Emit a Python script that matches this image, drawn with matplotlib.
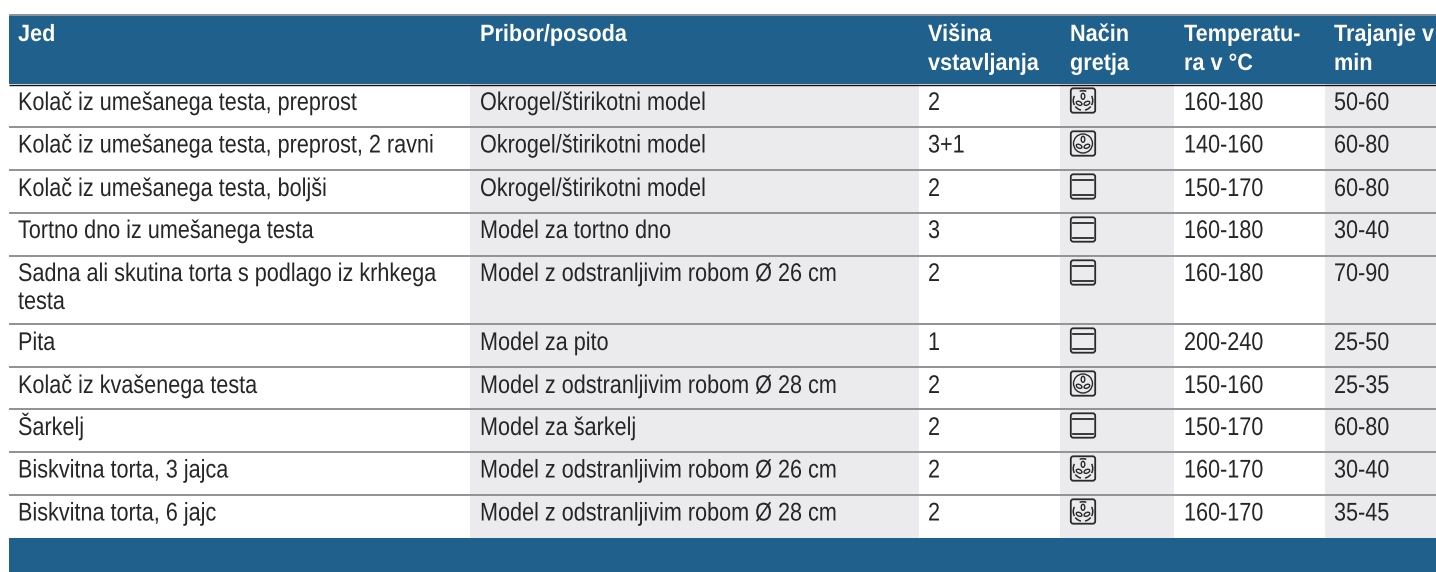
import matplotlib
matplotlib.use("Agg")
import matplotlib.pyplot as plt
from matplotlib.patches import Rectangle, FancyBboxPatch, Circle, Ellipse, Arc
from matplotlib.patheffects import AbstractPathEffect
from matplotlib.transforms import Affine2D

# --- table content ---
headers = [["Jed"], ["Pribor/posoda"], ["Višina", "vstavljanja"], ["Način", "gretja"],
           ["Temperatu-", "ra v °C"], ["Trajanje v", "min"]]
jed = [["Kolač iz umešanega testa, preprost"],
       ["Kolač iz umešanega testa, preprost, 2 ravni"],
       ["Kolač iz umešanega testa, boljši"],
       ["Tortno dno iz umešanega testa"],
       ["Sadna ali skutina torta s podlago iz krhkega", "testa"],
       ["Pita"],
       ["Kolač iz kvašenega testa"],
       ["Šarkelj"],
       ["Biskvitna torta, 3 jajca"],
       ["Biskvitna torta, 6 jajc"]]
pribor = ["Okrogel/štirikotni model", "Okrogel/štirikotni model", "Okrogel/štirikotni model",
          "Model za tortno dno", "Model z odstranljivim robom Ø 26 cm", "Model za pito",
          "Model z odstranljivim robom Ø 28 cm", "Model za šarkelj",
          "Model z odstranljivim robom Ø 26 cm", "Model z odstranljivim robom Ø 28 cm"]
visina = ["2", "3+1", "2", "3", "2", "1", "2", "2", "2", "2"]
nacin = ["fan_dash", "fan_ring", "box", "box", "box", "box", "fan_ring", "box", "fan_dash", "fan_dash"]
temperatura = ["160-180", "140-160", "150-170", "160-180", "160-180", "200-240",
               "150-160", "150-170", "160-170", "160-170"]
trajanje = ["50-60", "60-80", "60-80", "30-40", "70-90", "25-50", "25-35", "60-80", "30-40", "35-45"]

# --- layout in pixels ---
W, H = 1436, 572
col_x = [18, 480, 928, 1070, 1184, 1334]
shaded = [(470, 919), (1060, 1174), (1325, 1436)]
row_edges = [84, 127, 170, 213, 256, 324, 367, 409, 452, 495, 538]
baselines = [110, 152.5, 196, 238, 281, 350, 393, 435, 477.5, 520.5]
BLUE, GREY, LINE, INK = "#20608c", "#ebebed", "#8f9396", "#262626"
FAM = ["Liberation Sans"]
FS, SX = 18.4, 0.846
FSH, SXH = 17.0, 0.918


class Condense(AbstractPathEffect):
    """Squeezes a text horizontally about its left anchor, as the condensed face of the original."""

    def __init__(self, x0, sx):
        super().__init__()
        self.x0, self.sx = x0, sx

    def draw_path(self, renderer, gc, tpath, affine, rgbFace=None):
        squeeze = Affine2D().translate(-self.x0, 0).scale(self.sx, 1).translate(self.x0, 0)
        renderer.draw_path(gc, tpath, affine + squeeze, rgbFace)


fig = plt.figure(figsize=(W / 100, H / 100), dpi=100)
ax = fig.add_axes([0, 0, 1, 1])
ax.set_xlim(0, W)
ax.set_ylim(H, 0)
ax.axis("off")

for x0, x1 in shaded:
    ax.add_patch(Rectangle((x0, 84), x1 - x0, 454, fc=GREY, ec="none", zorder=1))
ax.add_patch(Rectangle((9, 15), W - 9, 69, fc=BLUE, ec="none", zorder=2))
ax.add_patch(Rectangle((9, 538), W - 9, 34, fc=BLUE, ec="none", zorder=2))
ax.plot([9, W], [14.5, 14.5], color=LINE, lw=1.4, zorder=3, solid_capstyle="butt")
ax.plot([9, W], [84.5, 84.5], color="#111111", lw=1.0, zorder=3, solid_capstyle="butt")
for y in row_edges[1:-1]:
    ax.plot([9, W], [y, y], color=LINE, lw=1.4, zorder=3, solid_capstyle="butt")


def put(x, y, s, size, sx, **kw):
    ax.text(x, y, s, family=FAM, va="baseline", ha="left", zorder=5, fontsize=size,
            path_effects=[Condense(x, sx)], **kw)


for x, lines in zip(col_x, headers):
    for k, s in enumerate(lines):
        put(x, 41 + 29 * k, s, FSH, SXH, color="white", fontweight="bold")


def icon(kind, x, y):
    ic = "#2a2a2a"
    kw = dict(fc="none", ec=ic, zorder=5)
    ax.add_patch(FancyBboxPatch((x + 0.8, y + 0.8), 24.4, 24.4,
                                boxstyle="round,pad=0,rounding_size=2.5", lw=1.3, **kw))
    cx, cy = x + 13, y + 13
    if kind == "box":
        for dy in (6, 21):
            ax.plot([x + 3, x + 23], [y + dy, y + dy], color=ic, lw=1.3, zorder=5)
        return
    for dx, dy, ang in [(0, -4.2, 90), (-3.9, 2.8, 25), (3.9, 2.8, 155)]:
        ax.add_patch(Ellipse((cx + dx, cy + dy), 6.0, 3.6, angle=ang, lw=1.0, **kw))
    if kind == "fan_ring":
        ax.add_patch(Circle((cx, cy), 9.5, lw=1.0, **kw))
    else:
        for a, half in [(90, 20), (180, 28), (0, 28), (238, 20), (302, 20)]:
            ax.add_patch(Arc((cx, cy), 19.5, 19.5, theta1=-a - half, theta2=-a + half, lw=1.1, ec=ic, zorder=5))


for i in range(len(jed)):
    base = baselines[i]
    for k, s in enumerate(jed[i]):
        put(col_x[0], base + 28 * k, s, FS, SX, color=INK)
    put(col_x[1], base, pribor[i], FS, SX, color=INK)
    put(col_x[2], base, visina[i], FS, SX, color=INK)
    icon(nacin[i], 1070, row_edges[i] + 3.5)
    put(col_x[4], base, temperatura[i], FS, SX, color=INK)
    put(col_x[5], base, trajanje[i], FS, SX, color=INK)

fig.savefig("out.png", dpi=100)
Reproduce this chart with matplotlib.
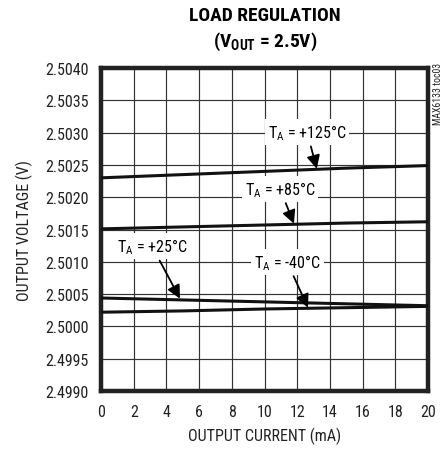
import matplotlib
matplotlib.use("Agg")
import matplotlib.pyplot as plt

plt.rcParams['font.family'] = ['Roboto Condensed', 'Liberation Sans', 'DejaVu Sans']

# Data
current_ma = [0, 5, 10, 15, 20]
v_125 = [2.50230, 2.50235, 2.50240, 2.50245, 2.50249]
v_85 = [2.50151, 2.50154, 2.50157, 2.50160, 2.50162]
v_25 = [2.50044, 2.50041, 2.50038, 2.50035, 2.50032]
v_m40 = [2.50022, 2.50024, 2.50027, 2.50029, 2.50031]

x_ticks = [0, 2, 4, 6, 8, 10, 12, 14, 16, 18, 20]
y_ticks = [2.4990, 2.4995, 2.5000, 2.5005, 2.5010, 2.5015, 2.5020, 2.5025, 2.5030, 2.5035, 2.5040]

fig = plt.figure(figsize=(4.46, 4.52), dpi=100)
ax = fig.add_axes([0.2265, 0.1327, 0.9596 - 0.2265, 0.8473 - 0.1327])

for y in [v_125, v_85, v_25, v_m40]:
    ax.plot(current_ma, y, color='#111111', lw=2.2, zorder=3, solid_capstyle='butt')

ax.set_xlim(0, 20)
ax.set_ylim(2.4990, 2.5040)
ax.set_xticks(x_ticks)
ax.set_yticks(y_ticks)
ax.set_xticklabels([str(t) for t in x_ticks])
ax.set_yticklabels([f"{t:.4f}" for t in y_ticks])
ax.tick_params(length=0, labelsize=11.5, pad=9, colors='#222222')
ax.grid(True, color='#333333', lw=0.85, zorder=1)
for s in ax.spines.values():
    s.set_linewidth(3.2)
    s.set_color('#222222')

ax.set_xlabel("OUTPUT CURRENT (mA)", fontsize=11.5, labelpad=6, color='#222222')
ax.set_ylabel("OUTPUT VOLTAGE (V)", fontsize=11.5, labelpad=9, color='#222222')

box = dict(boxstyle='square,pad=0.2', fc='white', ec='none')
arrow = dict(arrowstyle='-|>', color='black', lw=1.3, mutation_scale=20, shrinkA=1, shrinkB=0)

ax.annotate(r"T$_\mathregular{A}$ = +125°C", xy=(13.2, 2.50244), xytext=(12.6, 2.50301),
            ha='center', va='center', fontsize=11.5, bbox=box, arrowprops=arrow, zorder=5)
ax.annotate(r"T$_\mathregular{A}$ = +85°C", xy=(11.8, 2.50159), xytext=(10.95, 2.50213),
            ha='center', va='center', fontsize=11.5, bbox=box, arrowprops=arrow, zorder=5)
ax.annotate(r"T$_\mathregular{A}$ = +25°C", xy=(4.83, 2.50043), xytext=(3.12, 2.50124),
            ha='center', va='center', fontsize=11.5, bbox=box, arrowprops=arrow, zorder=5)
ax.annotate(r"T$_\mathregular{A}$ = -40°C", xy=(12.66, 2.50029), xytext=(11.38, 2.50100),
            ha='center', va='center', fontsize=11.5, bbox=box, arrowprops=arrow, zorder=5)

fig.text(0.594, 0.965, "LOAD REGULATION", ha='center', va='center', fontsize=14, fontweight='bold')
fig.text(0.594, 0.907, r"(V$_\mathregular{OUT}$ = 2.5V)", ha='center', va='center', fontsize=14, fontweight='bold')
fig.text(0.982, 0.861, "MAX6133 toc03", rotation=90, ha='center', va='top', fontsize=7, color='#222222')

fig.savefig("out.png", dpi=100)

The task
Everything above from the line with "Reproduce this chart with matplotlib." through the line with "mutation_scale=20, shrinkA=1, shrinkB=0)" should be retyped exactly, and nothing else; omit pictures.

Exercise output
Reproduce this chart with matplotlib.
import matplotlib
matplotlib.use("Agg")
import matplotlib.pyplot as plt

plt.rcParams['font.family'] = ['Roboto Condensed', 'Liberation Sans', 'DejaVu Sans']

# Data
current_ma = [0, 5, 10, 15, 20]
v_125 = [2.50230, 2.50235, 2.50240, 2.50245, 2.50249]
v_85 = [2.50151, 2.50154, 2.50157, 2.50160, 2.50162]
v_25 = [2.50044, 2.50041, 2.50038, 2.50035, 2.50032]
v_m40 = [2.50022, 2.50024, 2.50027, 2.50029, 2.50031]

x_ticks = [0, 2, 4, 6, 8, 10, 12, 14, 16, 18, 20]
y_ticks = [2.4990, 2.4995, 2.5000, 2.5005, 2.5010, 2.5015, 2.5020, 2.5025, 2.5030, 2.5035, 2.5040]

fig = plt.figure(figsize=(4.46, 4.52), dpi=100)
ax = fig.add_axes([0.2265, 0.1327, 0.9596 - 0.2265, 0.8473 - 0.1327])

for y in [v_125, v_85, v_25, v_m40]:
    ax.plot(current_ma, y, color='#111111', lw=2.2, zorder=3, solid_capstyle='butt')

ax.set_xlim(0, 20)
ax.set_ylim(2.4990, 2.5040)
ax.set_xticks(x_ticks)
ax.set_yticks(y_ticks)
ax.set_xticklabels([str(t) for t in x_ticks])
ax.set_yticklabels([f"{t:.4f}" for t in y_ticks])
ax.tick_params(length=0, labelsize=11.5, pad=9, colors='#222222')
ax.grid(True, color='#333333', lw=0.85, zorder=1)
for s in ax.spines.values():
    s.set_linewidth(3.2)
    s.set_color('#222222')

ax.set_xlabel("OUTPUT CURRENT (mA)", fontsize=11.5, labelpad=6, color='#222222')
ax.set_ylabel("OUTPUT VOLTAGE (V)", fontsize=11.5, labelpad=9, color='#222222')

box = dict(boxstyle='square,pad=0.2', fc='white', ec='none')
arrow = dict(arrowstyle='-|>', color='black', lw=1.3, mutation_scale=20, shrinkA=1, shrinkB=0)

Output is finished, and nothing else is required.